39      Ainsi, cette introduction rétroactive d’une CAC a permis à la République hellénique d’imposer à l’ensemble des porteurs des titres une modification substantielle des conditions financières de ces titres, y compris à ceux d’entre eux qui auraient souhaité s’opposer à cette modification.

40      Par ailleurs, ce recours inédit à l’introduction rétroactive d’une CAC et la modification desdites conditions financières qui en a résulté s’inscrivaient dans un contexte et des circonstances exceptionnels de crise financière grave. Ils étaient notamment dictés par la nécessité, dans le cadre d’un mécanisme intergouvernemental d’assistance, de restructurer la dette publique de l’État grec et de prévenir le risque d’échec du plan de restructuration de celle-ci, afin d’éviter le défaut de paiement de cet État ainsi que d’assurer la stabilité financière de la zone euro. Par des déclarations des 21 juillet et 26 octobre 2011, les chefs d’État ou de gouvernement de la zone euro ont ainsi affirmé que, s’agissant de la participation du secteur privé, la situation de la République hellénique appelait une solution exceptionnelle.

41      Le caractère exceptionnel de cette situation résulte également du fait que, conformément à l’article 12, paragraphe 3, du traité MES, des CAC figureront, à compter du 1er janvier 2013, dans tous les nouveaux titres d’État d’une maturité supérieure à un an qui seront émis dans la zone euro, de manière à leur assurer un effet juridique identique.

42      Il en résulte que, compte tenu du caractère exceptionnel des conditions et des circonstances dans lesquelles s’est inscrite l’adoption de la loi 4050/2012, en vertu de laquelle les conditions d’emprunt initiales des obligations souveraines en cause au principal ont été unilatéralement et rétroactivement modifiées par l’introduction d’une CAC, ainsi que de l’objectif d’intérêt général poursuivi par celle-ci, le litige au principal trouve son origine dans une manifestation de puissance publique et résulte d’actes de l’État grec dans l’exercice de cette puissance publique, de telle sorte que ce litige ne relève pas de la « matière civile et commerciale », au sens de l’article 1er, paragraphe 1, du règlement n° 1215/2012.

43      Dans ces conditions, il y a lieu de répondre à la question posée que l’article 1er, paragraphe 1, du règlement n° 1215/2012 doit être interprété en ce sens qu’un litige, tel que celui en cause au principal, relatif à une action introduite, par une personne physique ayant acquis des obligations émises par un État membre, à l’encontre de celui-ci et tendant à contester l’échange desdites obligations contre des obligations de valeur moindre, imposé à cette personne physique par l’effet d’une loi, adoptée dans des circonstances exceptionnelles par le législateur national, en vertu de laquelle ces conditions ont été unilatéralement et rétroactivement modifiées par l’introduction d’une CAC permettant à une majorité de détenteurs des obligations concernées d’imposer cet échange à la minorité, ne relève pas de la « matière civile et commerciale », au sens de cette disposition.

 Sur les dépens

44      La procédure revêtant, à l’égard des parties au principal, le caractère d’un incident soulevé devant la juridiction de renvoi, il appartient à celle-ci de statuer sur les dépens.

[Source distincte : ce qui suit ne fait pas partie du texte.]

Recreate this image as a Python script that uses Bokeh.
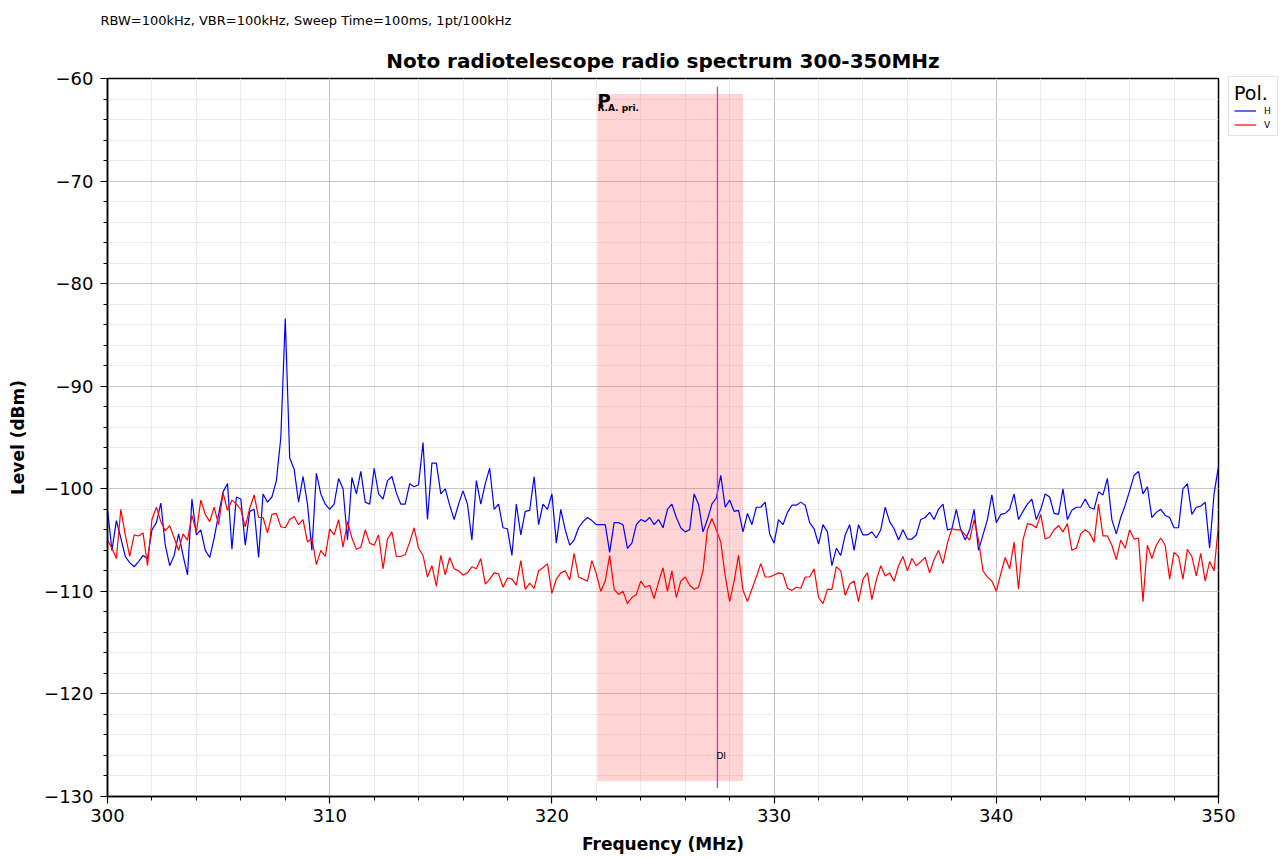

Les frais exposés pour soumettre des observations à la Cour, autres que ceux desdites parties, ne peuvent faire l’objet d’un remboursement.

Par ces motifs, la Cour (première chambre) dit pour droit :

L’article 1er, paragraphe 1, du règlement (UE) n° 1215/2012 du Parlement européen et du Conseil, du 12 décembre 2012, concernant la compétence judiciaire, la reconnaissance et l’exécution des décisions en matière civile et commerciale, doit être interprété en ce sens qu’un litige, tel que celui en cause au principal, relatif à une action introduite, par une personne physique ayant acquis des obligations émises par un État membre, à l’encontre de celui-ci et tendant à contester l’échange desdites obligations contre des obligations de valeur moindre, imposé à cette personne physique par l’effet d’une loi, adoptée dans des circonstances exceptionnelles par le législateur national, en vertu de laquelle ces conditions ont été unilatéralement et rétroactivement modifiées par l’introduction d’une clause d’action collective permettant à une majorité de détenteurs des obligations concernées d’imposer cet échange à la minorité, ne relève pas de la « matière civile et commerciale », au sens de cette disposition.

Signatures


*      Langue de procédure : l’allemand.